In support of its recently announced Blueprint 2.0 strategy, Hasbro plans to significantly increase strategic investment in key brands including Peppa Pig.
Following a business review led by its new CEO, Chris Cocks, Hasbro’s board of directors has authorised a sale process for the part of its eOne TV and film business not directly supporting the company’s Branded Entertainment strategy. Hasbro will maintain the capability to develop and produce animation, digital shorts, scripted TV and theatrical films for audiences related to core Hasbro IP.
In support of its recently announced Blueprint 2.0 strategy, Hasbro plans to significantly increase strategic investment in key brands, with a focus on gaming, direct to consumer, franchise brands and licensing.

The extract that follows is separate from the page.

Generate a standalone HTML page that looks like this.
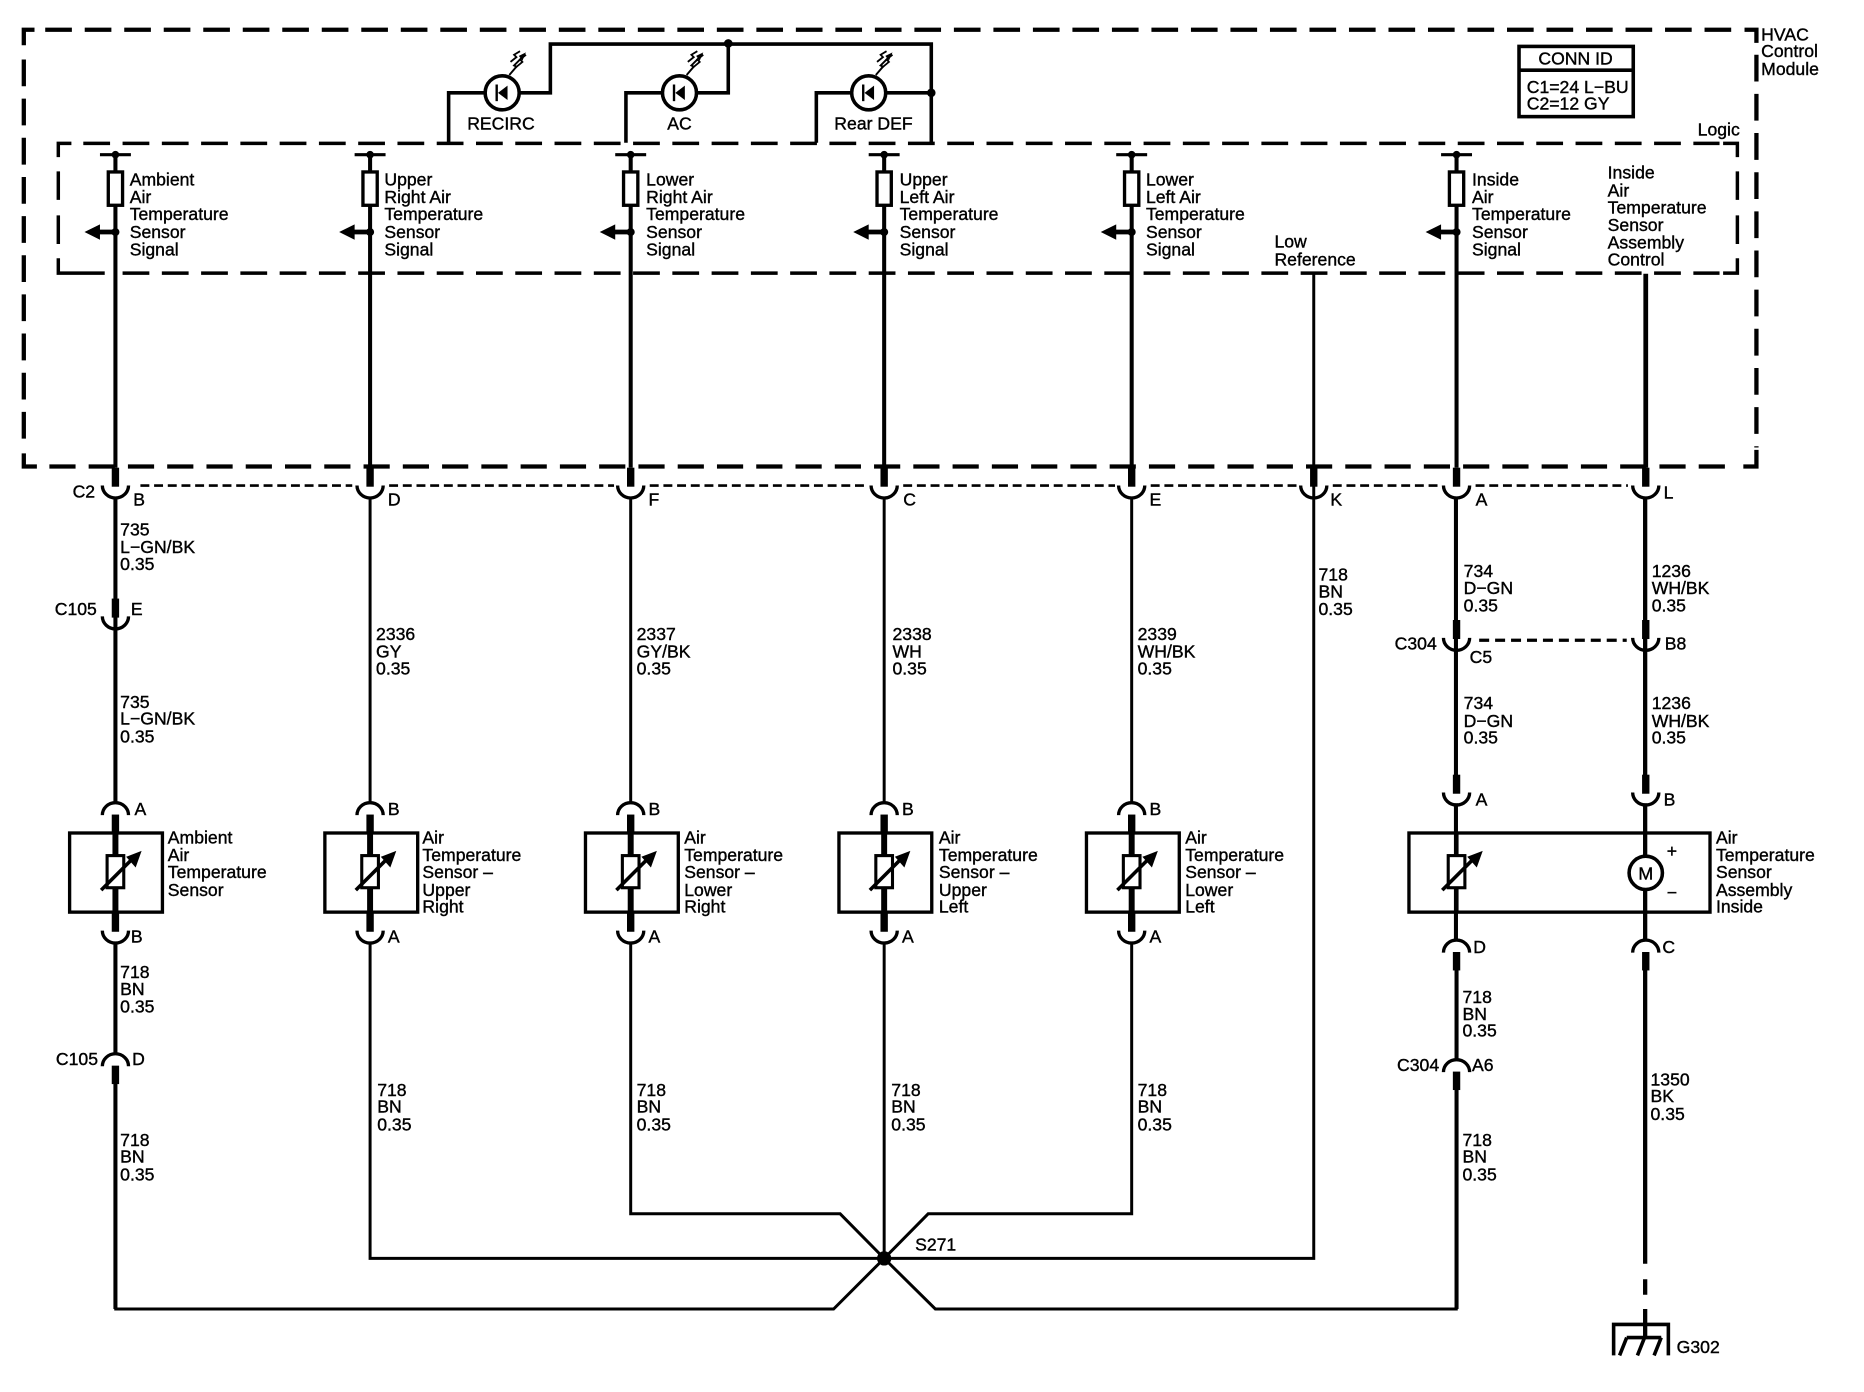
<!DOCTYPE html>
<html><head><meta charset="utf-8"><title>HVAC Diagram</title>
<style>
html,body{margin:0;padding:0;background:#fff}
svg{display:block}
text{font-family:"Liberation Sans",sans-serif;font-size:14.8px;fill:#000;stroke:#000;stroke-width:.32}
.w{fill:none;stroke:#000}
.m{text-anchor:middle}
.e{text-anchor:end}
</style></head><body>
<svg xmlns="http://www.w3.org/2000/svg" width="1864" height="1392" viewBox="0 0 1566.4 1169.75">
<defs>
<g id="sig">
 <path d="M-13 130H13" class="w" stroke-width="2.6"/>
 <circle cx="0" cy="130" r="3.2"/>
 <rect x="-6" y="144.5" width="12" height="28" fill="#fff" stroke="#000" stroke-width="2.8"/>
 <path d="M0 195H-14" class="w" stroke-width="4"/>
 <path d="M-26 195L-13 188.5V201.5Z"/>
 <circle cx="0" cy="195" r="3.4"/>
</g>
<g id="cup"><path d="M-11 0A11 10.5 0 0 0 11 0" class="w" stroke-width="2.8"/><path d="M0 -15V1" class="w" stroke-width="6.2"/></g>
<g id="cap"><path d="M-11 10A11 10.5 0 0 1 11 10" class="w" stroke-width="2.8"/><path d="M0 9.5V25" class="w" stroke-width="6.2"/></g>
<g id="res">
 <rect x="-7" y="719" width="14" height="27" fill="#fff" stroke="#000" stroke-width="2.6"/>
 <path d="M-12 748L14 722" class="w" stroke-width="3"/>
 <path d="M22 715L9 720L17 729Z"/>
</g>
<g id="led">
 <circle cx="0" cy="0" r="14.3" fill="#fff" stroke="#000" stroke-width="3"/>
 <path d="M-4.6 -7V7" class="w" stroke-width="2"/>
 <path d="M-3.5 0L4.5 -6V6Z"/>
 <path d="M6 -15L12 -22L10 -23L16 -29" class="w" stroke-width="1.6"/>
 <path d="M11 -21L17 -26L15 -28L20 -32M7 -26L12 -30L10 -32L15 -35" class="w" stroke-width="1.5"/>
 <path d="M20 -34L14 -31L17 -27ZM16 -31L18 -29" />
</g>
</defs>

<!-- outer dashed module -->
<g stroke-width="3.6" style="fill:none;stroke:#000">
 <path d="M20 38V25H29"/>
 <path d="M38 25H1462" stroke-dasharray="22.4 10.8"/>
 <path d="M1466 25H1476V36"/>
 <path d="M1476 46V376" stroke-dasharray="22.5 10.4"/>
 <path d="M1476 378V392H1465"/>
 <path d="M41.5 392H1460" stroke-dasharray="22 11"/>
 <path d="M20 381V392H31"/>
 <path d="M20 50V372" stroke-dasharray="22.5 10.4"/>
</g>
<!-- logic dashed -->
<g style="fill:none;stroke:#000" stroke-width="2.9">
 <path d="M49 132V120.5H60"/>
 <path d="M70 120.5H1445" stroke-dasharray="22.5 10.5"/>
 <path d="M1448 120.5H1460V132"/>
 <path d="M49 144V168M49 181V205"/>
 <path d="M49 217V229.5H88"/>
 <path d="M103 229.5H1445" stroke-dasharray="22.5 10.5"/>
 <path d="M1448 229.5H1460V217"/>
 <path d="M1460 144V168M1460 181V205"/>
</g>

<!-- LED wiring -->
<g class="w" stroke-width="3">
 <path d="M377 120V78H462.5V37H782.6V120"/>
 <path d="M526 120V78H612V37"/>
 <path d="M686 120V78H782.6"/>
</g>
<circle cx="612" cy="36.5" r="3.6"/><circle cx="782.6" cy="78" r="3.6"/>
<use href="#led" x="422" y="78"/><use href="#led" x="571" y="78"/><use href="#led" x="730" y="78"/>

<!-- dashed connector bodies -->
<path d="M118 408H296M327 408H516M546 408H729M759 408H937M967 408H1090M1120 408H1210M1240 408H1368" class="w" stroke-width="2.2" stroke-dasharray="7.5 4"/>
<path d="M1243 538H1367" class="w" stroke-width="2.7" stroke-dasharray="8.4 5"/>

<!-- wires -->
<g class="w" stroke-width="3.4">
 <path d="M97 130V393M311 130V393M530 130V393M743 130V393M951 130V393M1224 130V393"/>
 <path d="M97 418V675M97 792V886M97 908V1100M1224 915V1100M1224 815V891"/>
 <path d="M1223.5 418V666M1223.5 675V790"/>
 <path d="M1383 230V393" stroke-width="4"/>
 <path d="M1382.5 418V666M1382.5 675V790M1382.5 815V1062M1382.5 1075V1088M1382.5 1100V1123" stroke-width="3.6"/>
</g>
<g class="w" stroke-width="2.5">
 <path d="M311 418V675M530 418V675M743 418V675M951 418V675"/>
 <path d="M311 792V1057.5H1104V230"/>
 <path d="M530 792V1020H706L743 1057.5L780 1020H951V792"/>
 <path d="M743 792V1057.5"/>
 <path d="M96 1100H700.5L743 1057.5L786 1100H1225"/>
</g>
<circle cx="743" cy="1057.5" r="6"/>

<!-- signal blocks -->
<use href="#sig" x="97"/><use href="#sig" x="311"/><use href="#sig" x="530"/><use href="#sig" x="743"/><use href="#sig" x="951"/><use href="#sig" x="1224"/>

<!-- connectors -->
<use href="#cup" x="97" y="408"/><use href="#cup" x="311" y="408"/><use href="#cup" x="530" y="408"/><use href="#cup" x="743" y="408"/><use href="#cup" x="951" y="408"/><use href="#cup" x="1104" y="408"/><use href="#cup" x="1224" y="408"/><use href="#cup" x="1383" y="408"/>
<use href="#cup" x="97" y="518"/>
<use href="#cup" x="1224" y="536"/><use href="#cup" x="1383" y="536"/>
<use href="#cup" x="1224" y="666"/><use href="#cup" x="1383" y="666"/>
<use href="#cup" x="97" y="782"/><use href="#cup" x="311" y="782"/><use href="#cup" x="530" y="782"/><use href="#cup" x="743" y="782"/><use href="#cup" x="951" y="782"/>
<use href="#cap" x="97" y="675"/><use href="#cap" x="311" y="675"/><use href="#cap" x="530" y="675"/><use href="#cap" x="743" y="675"/><use href="#cap" x="951" y="675"/>
<use href="#cap" x="1224" y="790.5"/><use href="#cap" x="1383" y="790.5"/>
<use href="#cap" x="97" y="886"/><use href="#cap" x="1224" y="891"/>

<!-- sensor boxes -->
<g fill="none" stroke="#000" stroke-width="2.8">
 <rect x="58.5" y="700" width="78" height="66.5"/>
 <rect x="273" y="700" width="78" height="66.5"/>
 <rect x="492" y="700" width="78" height="66.5"/>
 <rect x="705" y="700" width="78" height="66.5"/>
 <rect x="913" y="700" width="78" height="66.5"/>
 <rect x="1184" y="700" width="253" height="66.5"/>
</g>
<path d="M97 700V767M311 700V767M530 700V767M743 700V767M951 700V767" class="w" stroke-width="5"/>
<path d="M1224 700V767" class="w" stroke-width="3.4"/>
<use href="#res" x="97"/><use href="#res" x="311"/><use href="#res" x="530"/><use href="#res" x="743"/><use href="#res" x="951"/><use href="#res" x="1224"/>
<circle cx="1383" cy="733.5" r="14" fill="#fff" stroke="#000" stroke-width="3"/>

<!-- conn id -->
<rect x="1276.5" y="39" width="96" height="59" fill="#fff" stroke="#000" stroke-width="3"/>
<path d="M1276 59H1373" class="w" stroke-width="3"/>

<!-- ground -->
<g class="w" stroke-width="3">
 <path d="M1356 1139V1113H1402V1139"/>
 <path d="M1367 1124H1396"/>
 <path d="M1367 1124L1361 1139M1382 1124L1376 1139M1396 1124L1390 1139"/>
</g>

<!-- upper labels -->
<g transform="translate(-1 0)">
<text x="1481" y="34">HVAC</text><text x="1481" y="48">Control</text><text x="1481" y="63">Module</text>
<text x="1463" y="114" class="e">Logic</text>
<text x="1325" y="54" class="m">CONN ID</text>
<text x="1284" y="78">C1=24 L−BU</text><text x="1284" y="92">C2=12 GY</text>
<text x="422" y="109" class="m">RECIRC</text><text x="572" y="109" class="m">AC</text><text x="735" y="109" class="m">Rear DEF</text>

<text x="110" y="156">Ambient</text><text x="110" y="170.5">Air</text><text x="110" y="185">Temperature</text><text x="110" y="200">Sensor</text><text x="110" y="214.5">Signal</text>
<text x="324" y="156">Upper</text><text x="324" y="170.5">Right Air</text><text x="324" y="185">Temperature</text><text x="324" y="200">Sensor</text><text x="324" y="214.5">Signal</text>
<text x="544" y="156">Lower</text><text x="544" y="170.5">Right Air</text><text x="544" y="185">Temperature</text><text x="544" y="200">Sensor</text><text x="544" y="214.5">Signal</text>
<text x="757" y="156">Upper</text><text x="757" y="170.5">Left Air</text><text x="757" y="185">Temperature</text><text x="757" y="200">Sensor</text><text x="757" y="214.5">Signal</text>
<text x="964" y="156">Lower</text><text x="964" y="170.5">Left Air</text><text x="964" y="185">Temperature</text><text x="964" y="200">Sensor</text><text x="964" y="214.5">Signal</text>
<text x="1238" y="156">Inside</text><text x="1238" y="170.5">Air</text><text x="1238" y="185">Temperature</text><text x="1238" y="200">Sensor</text><text x="1238" y="214.5">Signal</text>
<text x="1072" y="208">Low</text><text x="1072" y="223">Reference</text>
<text x="1352" y="150">Inside</text><text x="1352" y="165">Air</text><text x="1352" y="179.5">Temperature</text><text x="1352" y="194">Sensor</text><text x="1352" y="209">Assembly</text><text x="1352" y="223">Control</text>

<text x="62" y="418">C2</text><text x="113" y="425">B</text><text x="327" y="425">D</text><text x="546" y="425">F</text><text x="760" y="425">C</text><text x="967" y="425">E</text><text x="1119" y="425">K</text><text x="1241" y="425">A</text><text x="1399" y="419">L</text>

<text x="102" y="450">735</text><text x="102" y="464.5">L−GN/BK</text><text x="102" y="479">0.35</text>
<text x="47" y="517">C105</text><text x="111" y="517">E</text>
<text x="102" y="595">735</text><text x="102" y="609">L−GN/BK</text><text x="102" y="624">0.35</text>
<text x="114" y="685">A</text>

<text x="317" y="538">2336</text><text x="317" y="552.5">GY</text><text x="317" y="567">0.35</text>
<text x="327" y="685">B</text>
<text x="536" y="538">2337</text><text x="536" y="552.5">GY/BK</text><text x="536" y="567">0.35</text>
<text x="546" y="685">B</text>
<text x="751" y="538">2338</text><text x="751" y="552.5">WH</text><text x="751" y="567">0.35</text>
<text x="759" y="685">B</text>
<text x="957" y="538">2339</text><text x="957" y="552.5">WH/BK</text><text x="957" y="567">0.35</text>
<text x="967" y="685">B</text>

<text x="1109" y="488">718</text><text x="1109" y="502">BN</text><text x="1109" y="517">0.35</text>
<text x="1231" y="485">734</text><text x="1231" y="499">D−GN</text><text x="1231" y="514">0.35</text>
<text x="1173" y="546">C304</text><text x="1236" y="557">C5</text>
<text x="1231" y="596">734</text><text x="1231" y="611">D−GN</text><text x="1231" y="625">0.35</text>
<text x="1241" y="677">A</text>
<text x="1389" y="485">1236</text><text x="1389" y="499">WH/BK</text><text x="1389" y="514">0.35</text>
<text x="1400" y="546">B8</text>
<text x="1389" y="596">1236</text><text x="1389" y="611">WH/BK</text><text x="1389" y="625">0.35</text>
<text x="1399" y="677">B</text>
</g>

<!-- lower labels -->
<g transform="translate(-1 -1)">
<text x="142" y="710">Ambient</text><text x="142" y="724.5">Air</text><text x="142" y="739">Temperature</text><text x="142" y="754">Sensor</text>
<text x="111" y="793">B</text>
<text x="102" y="823">718</text><text x="102" y="837">BN</text><text x="102" y="852">0.35</text>
<text x="48" y="896">C105</text><text x="112" y="896">D</text>
<text x="102" y="964">718</text><text x="102" y="978">BN</text><text x="102" y="993">0.35</text>

<text x="356" y="710">Air</text><text x="356" y="724.5">Temperature</text><text x="356" y="739">Sensor –</text><text x="356" y="754">Upper</text><text x="356" y="768">Right</text>
<text x="327" y="793">A</text>
<text x="318" y="922">718</text><text x="318" y="936">BN</text><text x="318" y="951">0.35</text>

<text x="576" y="710">Air</text><text x="576" y="724.5">Temperature</text><text x="576" y="739">Sensor –</text><text x="576" y="754">Lower</text><text x="576" y="768">Right</text>
<text x="546" y="793">A</text>
<text x="536" y="922">718</text><text x="536" y="936">BN</text><text x="536" y="951">0.35</text>

<text x="790" y="710">Air</text><text x="790" y="724.5">Temperature</text><text x="790" y="739">Sensor –</text><text x="790" y="754">Upper</text><text x="790" y="768">Left</text>
<text x="759" y="793">A</text>
<text x="750" y="922">718</text><text x="750" y="936">BN</text><text x="750" y="951">0.35</text>

<text x="997" y="710">Air</text><text x="997" y="724.5">Temperature</text><text x="997" y="739">Sensor –</text><text x="997" y="754">Lower</text><text x="997" y="768">Left</text>
<text x="967" y="793">A</text>
<text x="957" y="922">718</text><text x="957" y="936">BN</text><text x="957" y="951">0.35</text>

<text x="1239" y="802">D</text>
<text x="1230" y="844">718</text><text x="1230" y="858">BN</text><text x="1230" y="872">0.35</text>
<text x="1175" y="901">C304</text><text x="1238" y="901">A6</text>
<text x="1230" y="964">718</text><text x="1230" y="978">BN</text><text x="1230" y="993">0.35</text>

<text x="1398" y="802">C</text>
<text x="1388" y="913">1350</text><text x="1388" y="927">BK</text><text x="1388" y="942">0.35</text>
<text x="1410" y="1138">G302</text>
<text x="770" y="1052">S271</text>

<text x="1443" y="710">Air</text><text x="1443" y="724.5">Temperature</text><text x="1443" y="739">Sensor</text><text x="1443" y="754">Assembly</text><text x="1443" y="768">Inside</text>
<text x="1384" y="740" class="m" style="font-size:15px">M</text>
<text x="1406" y="721" class="m">+</text><text x="1406" y="756" class="m">−</text>
</g>
</svg>
</body></html>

Priority brands for investment include Peppa Pig, Transformers, Dungeons & Dragons, Magic: The Gathering, My Little Pony, Power Rangers, Play-Doh and Hasbro’s iconic portfolio of board games including Monopoly and Clue. The company plans to maintain significant development, production and financing capabilities to support its core brands across film, TV, animation and digital shorts. These projects will span Hasbro’s beloved brands and will also include the development of new IP such as the recently announced Kiya and the Kimoja Heroes that is scheduled to premiere on Disney Junior and Disney+ in 2023.
“Following our recent Investor Day where we introduced our new branded entertainment strategy, Blueprint 2.0, we received inbound interest from several parties for the part of the eOne television and film business that while valuable is not core to our go-forward strategy. This interest informed our decision to explore a sale process,” said Chris Cocks, Hasbro’s chief executive officer.
“The acquisition of eOne delivered fantastic talent, top tier production and deal making capability and beloved brands with strong toyetic potential including Peppa Pig. We will retain these terrific capabilities while exploring the best way to maximise the value of the eOne TV & Film Business for the benefit of our shareholders.”
He continued: “As we execute Blueprint 2.0 with a focus on strategic investment in key franchise brands like D&D, Peppa Pig and Transformers, we plan to expand our entertainment offerings across scripted TV, digital shorts and blockbuster films. We look forward to delighting audiences of all ages as we focus on delivering truly market-leading Hasbro-IP related entertainment.”
The company has retained J.P. Morgan and Centerview Partners to assist with the sale process. Assets for the award-winning eOne Film & Television division that are a part of the potential sale include a 6,500+ content library, the non-Hasbro branded film and scripted TV business, Hasbro’s interest in Entertainment One Canada Limited’s Canadian film and TV business, and Hasbro’s category-leading unscripted division.
Hasbro said there could be no assurance that the process would result in a sale and it anticipates the process will take several months. In the interim, Hasbro’s entertainment team will continue to operate under the eOne production mark.